→ Task goal
Reproduce the lines below exactly, from the one containing "Emit a Python" through the one containing "from bokeh.resources import INLINE", both included. Leave out any pictures.

══ Exercise material ══

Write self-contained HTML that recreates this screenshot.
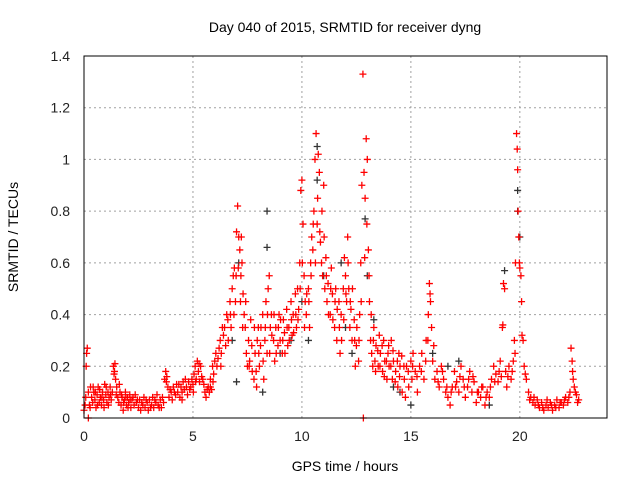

═══
══ Exercise material ══

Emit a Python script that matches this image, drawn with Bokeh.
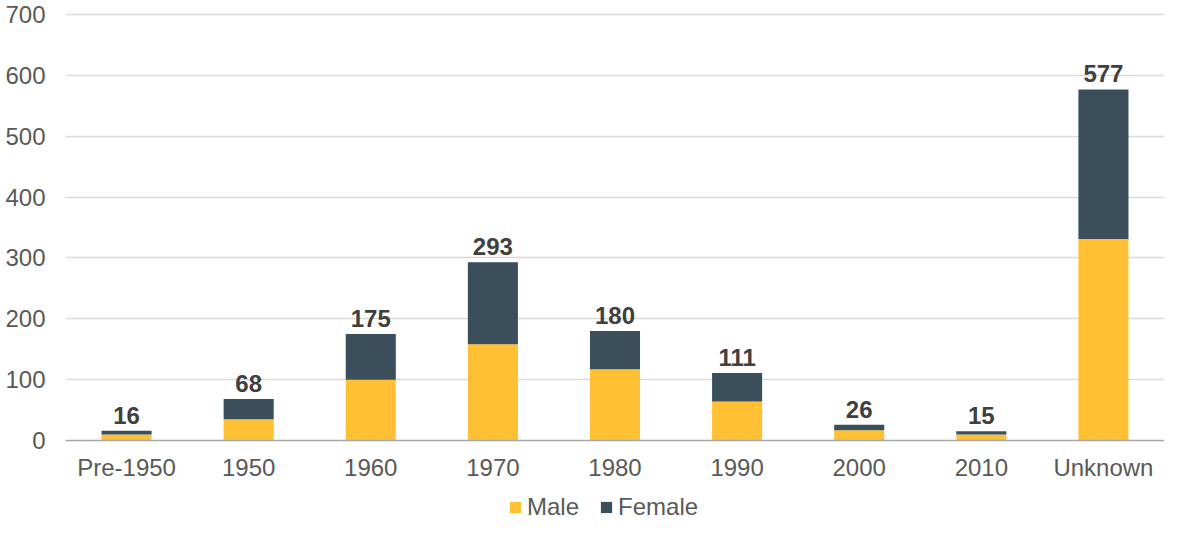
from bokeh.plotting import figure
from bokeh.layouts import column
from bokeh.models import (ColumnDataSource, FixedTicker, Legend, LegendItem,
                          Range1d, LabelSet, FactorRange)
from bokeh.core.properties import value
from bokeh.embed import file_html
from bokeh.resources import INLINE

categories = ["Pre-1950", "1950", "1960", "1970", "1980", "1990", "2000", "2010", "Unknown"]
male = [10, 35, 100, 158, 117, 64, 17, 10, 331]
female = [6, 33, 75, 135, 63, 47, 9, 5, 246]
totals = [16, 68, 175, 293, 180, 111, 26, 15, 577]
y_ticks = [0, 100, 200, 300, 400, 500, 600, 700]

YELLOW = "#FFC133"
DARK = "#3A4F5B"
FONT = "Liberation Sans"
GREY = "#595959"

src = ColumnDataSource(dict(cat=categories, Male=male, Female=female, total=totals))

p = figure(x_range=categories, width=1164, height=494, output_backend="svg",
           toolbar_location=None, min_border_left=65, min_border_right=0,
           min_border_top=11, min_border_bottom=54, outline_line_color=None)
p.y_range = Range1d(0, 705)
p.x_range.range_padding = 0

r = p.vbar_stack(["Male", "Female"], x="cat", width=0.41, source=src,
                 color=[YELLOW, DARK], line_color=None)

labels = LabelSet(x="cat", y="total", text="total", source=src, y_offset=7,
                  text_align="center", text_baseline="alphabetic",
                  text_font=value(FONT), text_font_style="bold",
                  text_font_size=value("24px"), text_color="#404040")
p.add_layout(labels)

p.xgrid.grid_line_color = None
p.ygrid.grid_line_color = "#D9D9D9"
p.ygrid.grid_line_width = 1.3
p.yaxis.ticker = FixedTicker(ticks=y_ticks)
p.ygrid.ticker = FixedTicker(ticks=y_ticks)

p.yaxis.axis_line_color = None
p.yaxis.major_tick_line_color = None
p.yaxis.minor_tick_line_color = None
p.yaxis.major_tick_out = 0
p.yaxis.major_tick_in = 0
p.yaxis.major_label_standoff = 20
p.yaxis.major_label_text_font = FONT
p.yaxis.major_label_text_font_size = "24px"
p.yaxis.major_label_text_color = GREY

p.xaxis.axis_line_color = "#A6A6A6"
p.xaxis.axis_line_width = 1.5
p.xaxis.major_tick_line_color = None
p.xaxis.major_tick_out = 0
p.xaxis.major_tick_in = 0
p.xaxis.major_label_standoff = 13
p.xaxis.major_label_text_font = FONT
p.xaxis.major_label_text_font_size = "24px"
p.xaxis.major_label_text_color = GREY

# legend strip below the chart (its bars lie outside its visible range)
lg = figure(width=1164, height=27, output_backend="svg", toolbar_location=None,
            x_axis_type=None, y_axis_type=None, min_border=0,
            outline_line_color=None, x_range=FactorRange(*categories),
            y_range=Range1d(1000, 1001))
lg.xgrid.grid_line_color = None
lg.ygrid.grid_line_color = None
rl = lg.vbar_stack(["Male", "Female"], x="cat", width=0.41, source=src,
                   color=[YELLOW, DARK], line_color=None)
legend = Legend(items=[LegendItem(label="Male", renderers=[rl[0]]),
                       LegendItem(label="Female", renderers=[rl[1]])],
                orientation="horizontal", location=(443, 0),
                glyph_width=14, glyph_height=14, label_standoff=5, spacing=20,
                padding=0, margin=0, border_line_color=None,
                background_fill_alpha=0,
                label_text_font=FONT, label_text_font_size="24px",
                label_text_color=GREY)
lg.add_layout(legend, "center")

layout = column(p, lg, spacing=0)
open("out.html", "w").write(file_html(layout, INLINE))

═══
══ Exercise material ══

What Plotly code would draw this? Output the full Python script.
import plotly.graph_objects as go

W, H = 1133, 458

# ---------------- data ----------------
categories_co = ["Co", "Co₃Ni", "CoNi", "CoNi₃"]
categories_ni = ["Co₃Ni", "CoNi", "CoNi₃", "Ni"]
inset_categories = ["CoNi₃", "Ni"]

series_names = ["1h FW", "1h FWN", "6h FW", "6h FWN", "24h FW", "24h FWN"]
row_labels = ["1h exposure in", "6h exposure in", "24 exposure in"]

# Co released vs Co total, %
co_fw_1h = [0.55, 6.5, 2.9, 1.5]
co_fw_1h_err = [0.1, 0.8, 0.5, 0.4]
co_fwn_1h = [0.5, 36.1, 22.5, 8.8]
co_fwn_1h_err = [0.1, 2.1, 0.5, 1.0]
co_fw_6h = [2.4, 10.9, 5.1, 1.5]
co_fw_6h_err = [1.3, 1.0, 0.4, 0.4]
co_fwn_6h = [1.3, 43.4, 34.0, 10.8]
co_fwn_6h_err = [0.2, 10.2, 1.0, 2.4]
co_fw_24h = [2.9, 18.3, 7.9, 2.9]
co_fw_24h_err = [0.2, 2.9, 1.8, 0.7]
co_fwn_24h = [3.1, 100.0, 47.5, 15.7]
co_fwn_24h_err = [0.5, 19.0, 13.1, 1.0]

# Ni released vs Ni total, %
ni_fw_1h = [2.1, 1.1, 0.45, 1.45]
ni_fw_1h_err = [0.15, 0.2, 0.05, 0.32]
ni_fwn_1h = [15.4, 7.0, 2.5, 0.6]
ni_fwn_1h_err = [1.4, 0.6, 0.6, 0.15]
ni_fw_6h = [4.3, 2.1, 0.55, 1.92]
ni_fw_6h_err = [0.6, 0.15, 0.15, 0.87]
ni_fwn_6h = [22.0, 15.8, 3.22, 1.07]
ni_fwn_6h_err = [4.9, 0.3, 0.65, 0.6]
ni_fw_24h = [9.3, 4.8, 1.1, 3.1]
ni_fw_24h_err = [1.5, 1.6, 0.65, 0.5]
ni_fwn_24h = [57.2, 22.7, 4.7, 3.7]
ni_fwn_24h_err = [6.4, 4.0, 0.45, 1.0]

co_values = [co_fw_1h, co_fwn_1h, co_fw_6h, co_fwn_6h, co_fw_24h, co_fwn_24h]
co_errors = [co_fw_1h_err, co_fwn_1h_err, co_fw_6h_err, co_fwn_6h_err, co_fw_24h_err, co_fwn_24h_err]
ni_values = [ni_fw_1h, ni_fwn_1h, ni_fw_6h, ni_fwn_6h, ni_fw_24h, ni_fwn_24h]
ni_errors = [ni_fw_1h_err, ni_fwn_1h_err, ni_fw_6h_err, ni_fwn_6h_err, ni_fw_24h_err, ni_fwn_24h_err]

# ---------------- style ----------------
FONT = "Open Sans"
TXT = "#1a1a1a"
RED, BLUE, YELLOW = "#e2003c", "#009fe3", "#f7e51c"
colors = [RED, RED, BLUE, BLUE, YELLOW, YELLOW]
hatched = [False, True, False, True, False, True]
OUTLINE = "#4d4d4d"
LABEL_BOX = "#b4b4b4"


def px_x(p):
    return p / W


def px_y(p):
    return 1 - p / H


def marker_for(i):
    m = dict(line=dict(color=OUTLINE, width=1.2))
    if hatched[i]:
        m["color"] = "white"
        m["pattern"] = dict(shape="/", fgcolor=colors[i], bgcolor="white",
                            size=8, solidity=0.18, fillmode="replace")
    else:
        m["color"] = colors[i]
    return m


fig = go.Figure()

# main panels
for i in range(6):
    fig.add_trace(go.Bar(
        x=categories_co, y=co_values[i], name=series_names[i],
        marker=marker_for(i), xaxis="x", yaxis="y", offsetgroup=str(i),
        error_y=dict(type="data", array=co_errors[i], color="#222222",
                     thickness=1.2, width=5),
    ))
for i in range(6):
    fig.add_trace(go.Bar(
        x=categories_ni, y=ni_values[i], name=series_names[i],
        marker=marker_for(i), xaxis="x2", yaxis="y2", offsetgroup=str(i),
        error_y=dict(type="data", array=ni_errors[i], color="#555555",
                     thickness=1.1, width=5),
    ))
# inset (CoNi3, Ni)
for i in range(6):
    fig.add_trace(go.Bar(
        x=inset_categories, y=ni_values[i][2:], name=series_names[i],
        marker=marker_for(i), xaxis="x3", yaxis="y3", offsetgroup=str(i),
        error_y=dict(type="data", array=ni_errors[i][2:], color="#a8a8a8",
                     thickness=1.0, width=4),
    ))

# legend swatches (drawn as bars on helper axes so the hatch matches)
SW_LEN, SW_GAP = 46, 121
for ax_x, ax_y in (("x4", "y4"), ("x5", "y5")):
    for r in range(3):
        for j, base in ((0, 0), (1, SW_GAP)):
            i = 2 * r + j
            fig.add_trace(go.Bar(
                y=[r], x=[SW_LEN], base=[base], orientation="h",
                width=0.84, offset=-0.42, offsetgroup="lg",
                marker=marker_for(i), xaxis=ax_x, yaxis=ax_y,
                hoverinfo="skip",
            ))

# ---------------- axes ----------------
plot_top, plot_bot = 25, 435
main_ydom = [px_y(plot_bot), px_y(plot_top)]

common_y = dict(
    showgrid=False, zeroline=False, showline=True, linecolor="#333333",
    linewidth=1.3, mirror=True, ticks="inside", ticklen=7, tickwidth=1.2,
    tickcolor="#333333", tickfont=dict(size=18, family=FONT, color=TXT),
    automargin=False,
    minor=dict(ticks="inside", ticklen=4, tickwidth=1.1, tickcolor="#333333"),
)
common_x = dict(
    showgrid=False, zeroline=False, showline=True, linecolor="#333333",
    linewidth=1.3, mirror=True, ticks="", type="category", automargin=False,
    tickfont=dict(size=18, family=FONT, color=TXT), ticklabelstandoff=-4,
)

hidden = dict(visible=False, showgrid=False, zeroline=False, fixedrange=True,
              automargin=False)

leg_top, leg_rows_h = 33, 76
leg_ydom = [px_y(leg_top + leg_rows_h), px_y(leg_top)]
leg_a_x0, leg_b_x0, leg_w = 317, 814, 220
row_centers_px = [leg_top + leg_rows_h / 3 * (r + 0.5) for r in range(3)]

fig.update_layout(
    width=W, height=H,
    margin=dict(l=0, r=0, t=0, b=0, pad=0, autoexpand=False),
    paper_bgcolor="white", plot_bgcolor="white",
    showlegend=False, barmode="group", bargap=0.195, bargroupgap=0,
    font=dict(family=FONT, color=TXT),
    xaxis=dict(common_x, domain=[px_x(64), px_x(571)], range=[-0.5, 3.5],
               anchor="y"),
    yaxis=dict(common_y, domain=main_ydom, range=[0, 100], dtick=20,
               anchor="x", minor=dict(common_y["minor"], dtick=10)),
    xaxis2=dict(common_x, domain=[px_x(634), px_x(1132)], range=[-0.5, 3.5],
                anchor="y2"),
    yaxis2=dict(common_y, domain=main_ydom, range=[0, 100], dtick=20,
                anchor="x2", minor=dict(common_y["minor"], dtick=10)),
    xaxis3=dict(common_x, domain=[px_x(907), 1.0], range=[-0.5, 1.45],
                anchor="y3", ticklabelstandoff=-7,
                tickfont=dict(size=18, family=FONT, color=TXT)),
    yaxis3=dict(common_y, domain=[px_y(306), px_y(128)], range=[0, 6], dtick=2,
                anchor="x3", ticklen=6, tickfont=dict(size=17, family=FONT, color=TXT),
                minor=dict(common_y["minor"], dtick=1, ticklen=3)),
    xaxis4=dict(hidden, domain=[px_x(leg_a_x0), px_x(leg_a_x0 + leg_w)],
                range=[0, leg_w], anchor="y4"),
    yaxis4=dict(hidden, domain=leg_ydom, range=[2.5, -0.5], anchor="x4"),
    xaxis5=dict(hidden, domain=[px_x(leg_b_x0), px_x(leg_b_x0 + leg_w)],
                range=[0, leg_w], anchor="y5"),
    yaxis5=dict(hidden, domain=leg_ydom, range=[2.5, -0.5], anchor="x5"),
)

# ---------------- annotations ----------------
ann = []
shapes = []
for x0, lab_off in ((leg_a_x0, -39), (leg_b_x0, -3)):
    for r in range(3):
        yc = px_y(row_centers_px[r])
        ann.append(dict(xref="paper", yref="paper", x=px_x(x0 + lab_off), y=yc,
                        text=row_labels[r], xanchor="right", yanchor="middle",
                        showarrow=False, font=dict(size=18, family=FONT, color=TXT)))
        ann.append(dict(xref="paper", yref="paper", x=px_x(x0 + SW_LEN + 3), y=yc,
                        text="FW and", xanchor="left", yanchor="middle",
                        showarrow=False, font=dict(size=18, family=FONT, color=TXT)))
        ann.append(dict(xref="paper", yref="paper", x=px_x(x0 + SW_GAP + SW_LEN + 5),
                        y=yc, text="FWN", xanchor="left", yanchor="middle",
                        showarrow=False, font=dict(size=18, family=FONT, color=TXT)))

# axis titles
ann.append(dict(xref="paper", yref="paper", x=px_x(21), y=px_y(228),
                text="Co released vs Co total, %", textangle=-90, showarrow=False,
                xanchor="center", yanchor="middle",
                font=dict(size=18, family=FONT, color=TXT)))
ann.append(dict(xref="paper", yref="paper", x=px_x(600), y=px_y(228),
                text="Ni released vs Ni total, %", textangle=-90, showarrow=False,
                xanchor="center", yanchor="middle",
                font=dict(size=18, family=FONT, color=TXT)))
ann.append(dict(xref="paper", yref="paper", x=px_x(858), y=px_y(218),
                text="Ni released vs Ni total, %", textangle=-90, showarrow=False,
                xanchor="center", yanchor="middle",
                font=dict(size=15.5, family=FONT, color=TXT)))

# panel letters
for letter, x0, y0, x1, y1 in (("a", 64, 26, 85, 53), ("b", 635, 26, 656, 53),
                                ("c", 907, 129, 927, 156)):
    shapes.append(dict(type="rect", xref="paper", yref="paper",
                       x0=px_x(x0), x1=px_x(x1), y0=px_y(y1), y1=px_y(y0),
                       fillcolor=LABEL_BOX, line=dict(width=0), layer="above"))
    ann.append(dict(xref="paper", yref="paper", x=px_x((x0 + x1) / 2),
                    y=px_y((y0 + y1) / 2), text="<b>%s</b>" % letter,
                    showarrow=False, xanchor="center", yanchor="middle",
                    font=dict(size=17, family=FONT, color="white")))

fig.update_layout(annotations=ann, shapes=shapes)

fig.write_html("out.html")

═══

→ Answer to the task
Emit a Python script that matches this image, drawn with Bokeh.
from bokeh.plotting import figure
from bokeh.layouts import column
from bokeh.models import (ColumnDataSource, FixedTicker, Legend, LegendItem,
                          Range1d, LabelSet, FactorRange)
from bokeh.core.properties import value
from bokeh.embed import file_html
from bokeh.resources import INLINE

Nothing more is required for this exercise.